Comparing Unicode 5.0 and 5.1 for the main figures
of concern:
5.0 5.1
BMP characters 52013 53439
SMP+characters 47007 47315
Total characters 99020 100754
Total designated 238667 240401
Total reserved 875445 873711
"Characters" here refers to the sum of regular graphic
characters and Unicode format controls, the "traditional"
Unicode count.
"Designated" also includes ISO control codes, noncharacters,
private use characters, and the surrogate code points.
"Reserved" is everything else -- the totally unassigned
code points still available for encoding characters.
As you can see, we have hardly made a dent in that figure.
Also, to give you a concrete idea of the current character
encoding "velocity", if you take the number of characters
added since the last big anomalous jump in content
(Extension B in 2001), and average it over the time from
2001 to the anticipated release of Unicode 5.1 in 2008,
the per annum character encoding rate for WG2 and the UTC
is 944 characters/year (and trending down).

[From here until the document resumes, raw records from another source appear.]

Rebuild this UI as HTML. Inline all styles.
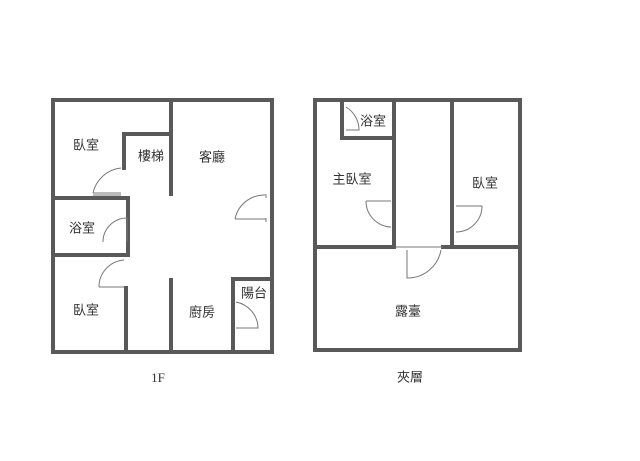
<!DOCTYPE html>
<html><head><meta charset="utf-8"><style>
html,body{margin:0;padding:0;background:#fff;}
svg{display:block}
text{font-family:"Liberation Sans","Noto Sans CJK TC",sans-serif;font-size:13px;fill:#333;text-anchor:middle;dominant-baseline:middle}
.w{stroke:#595959;stroke-width:4;fill:none;stroke-linecap:square}
.d{stroke:#777;stroke-width:1;fill:none}
</style></head><body>
<svg width="640" height="461" viewBox="0 0 640 461">
<!-- 1F -->
<rect class="w" x="53" y="100" width="219" height="252"/>
<path class="w" d="M171 100V194 M124 168V134H167 M53 198H128V255H53 M126 288V352 M171 280V352 M233 352V279H272"/>
<!-- doors 1F -->
<path class="d" d="M93 193A32 32 0 0 1 121 168M93 193H121M93 195H121"/>
<path class="d" d="M103 242A24 24 0 0 1 127 218V242"/>
<path class="d" d="M99 287A27 27 0 0 1 124 260M99 287H124"/>
<path class="d" d="M235 219A30 30 0 0 1 265 195M235 219H266M266 194V198M266 218V222"/>
<path class="d" d="M236 302A27 27 0 0 1 258 328H236"/>
<text x="86" y="146">臥室</text>
<text x="151" y="157">樓梯</text>
<text x="212" y="158">客廳</text>
<text x="82" y="229">浴室</text>
<text x="86" y="311">臥室</text>
<text x="202" y="313">廚房</text>
<text x="254" y="294">陽台</text>
<text x="158" y="379" style="font-family:'Liberation Serif',serif">1F</text>
<!-- Mezzanine -->
<rect class="w" x="315" y="100" width="205" height="250"/>
<path class="w" d="M342 100V138H393 M394 100V246 M452 100V246 M315 247H394 M443 247H520"/>
<path class="d" d="M396 247H443"/>
<path class="d" d="M346 107A27 27 0 0 1 359 130H346"/>
<path class="d" d="M366 201A26 26 0 0 0 391 227M366 201H391"/>
<path class="d" d="M456 232A26 26 0 0 0 482 206H456"/>
<path class="d" d="M407 250V278A34 34 0 0 0 441 250"/>
<text x="373" y="122">浴室</text>
<text x="352" y="180">主臥室</text>
<text x="485" y="184">臥室</text>
<text x="408" y="312">露臺</text>
<text x="410" y="378">夾層</text>
</svg>
</body></html>
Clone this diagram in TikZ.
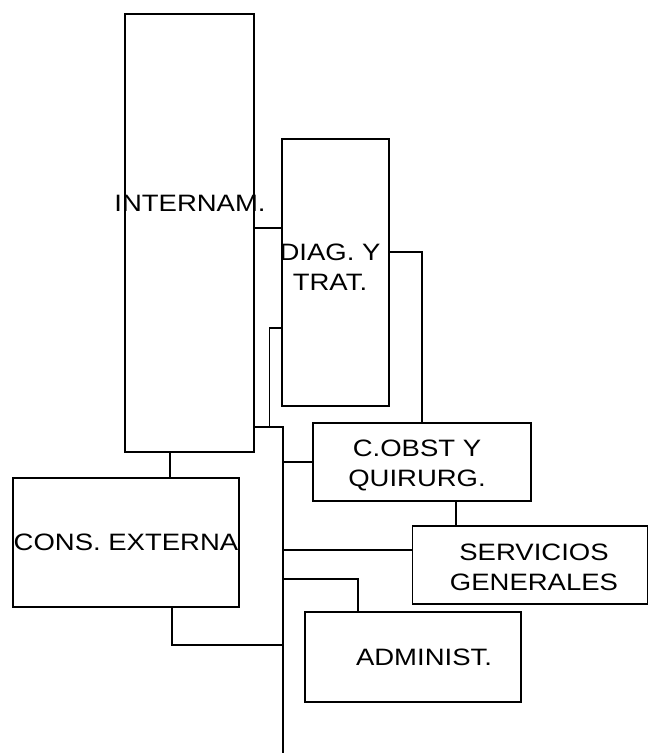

Now we know that some large collections are still to
go, particularly for the various East Asian ideographic
collections. In addition to CJK Extensions C and D, there
is also Old Hanzi (seal script, etc.), Tangut, and Khitan.
And there are more Egyptian hieroglyphs and Sumerian
cuneiform to go. Let's take some worst case scenarios
and assume those all get done in 2008 and all come in
on the large side:
CJK Extension C: 4213
CJK Extension D: 8000
Old Hanzi: 8000
Tangut: 5910
Khitan: 5000
Yi ideographs: 7000
Egyptian basic: 1063
Egyptian ext: 8000
Cuneiform: 1000
O.k., that's another 48,186 characters. Let's assign all these
heavy hitters to allocations, and *then* assume that the
WG2 and UTC committees will still find enough left over to
keep plugging away at 1000 characters per year, indefinitely.
How long have we got?
(873,711 - 48,186) / 1000 = 825 years
Oh dear, it looks like I underestimated before when I said it
would take 800 years to fill the 17 planes.
Quick, someone get busy on contacting the Orionids!